When Elizabeth’s sister Jane becomes ill while visiting Mr. Bingley’s sisters at Netherfield, Miss Bingley and Mrs. Hurst make comments that imply that theBennets’ connections in society are far below their own. For example, Miss Bingley states, “I have an excessive regard for Jane Bennet, she really is a very sweet girl, and I wish with all my heart she were well settled.  But with such a father and mother, and such low connections, I am afraid there is no chance of it” (25). According to the two women, based strictly on these family relations, regardless of the good qualities that Jane possesses, Jane’s chances of achieving a good marriage are slim. If Mr. Bingley’s sisters represent society’s thoughts on the role of extended family, then it may be believed that Jane, Elizabeth, and the rest of the Bennet girls are undesirable mates.  The irony in this situation, of course, is that the Bingley fortune was originally gained in trade, and thus they possess the same “low” relations (11).  Thus, even from the very beginning of the novel, Austen creates a situation where judgments concerning social class are often hypocritical, or at least somewhat myopic.

This example starts with general contextualization or summary, including the major characters involved in the scene, and then moves to a general statement about the point of the quotation.  After giving the quotation and citation, it analyzes and expands on the quotation, connecting it with earlier material and information, and eventually back to the thesis—that judgments concerning social class are often hypocritical in the novel.  The second example functions similarly:

In Sir Gawain and the Green Knight, Gawain protects Arthur from intimate involvement in a personal battle or challenge.  Arthur and his entire court is challenged by the Green Knight, and because no one else is willing to take on the challenge, Arthur prepares to do so himself.  However, before he can strike the Green Knight, Gawain rises and says that he must fight instead:

“For, truth to tell, it does not appear proper to me
That a demand like this, delivered with such disdain,
Should be dealt with–whether you wish or no–directly,
By you alone.”  (Harrison 14-15)

Following this speech, Arthur immediately capitulates to Gawain’s request.  Gawain frames his request in terms of propriety: what is appropriate and correct in the given situation.  If Arthur ignored Gawain, his behavior would endanger his kingship not only because of the danger to his life, but because of the danger to the concept of correct behavior and chivalry on which Arthur has centered his reign. In fact, this issue of proper behavior may be the motivating factor in Arthur’s original acceptance of the challenge:  with no one else to take on the Green Knight, it fell to Arthur as a last resort to protect the honor of his court.  Only when there exists someone else who is ready and able to represent Arthur and his court could Arthur refuse to respond to the challenge.

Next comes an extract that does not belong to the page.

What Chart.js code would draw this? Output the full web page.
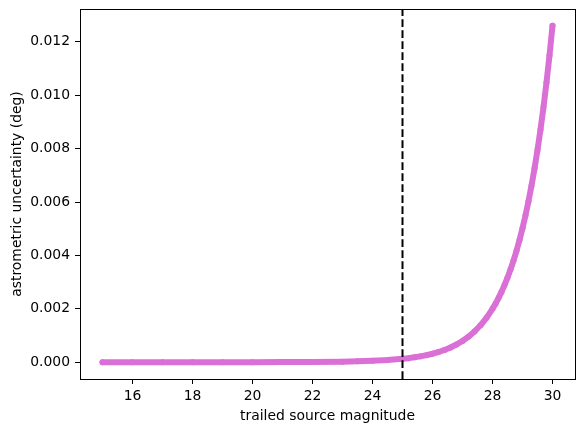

This example actually gives context/summary on both sides of the quotation before moving into analysis of the entire situation.  It focuses on the specific language of the quotation in order to expand the ideas present: the author’s ideas about what is proper, what actions should be taken by various individuals, is expanded into a discussion of propriety and the nature of Arthur’s kingship.  Please notice the summary to analysis ratio: there is more than twice as much analysis as there is summary.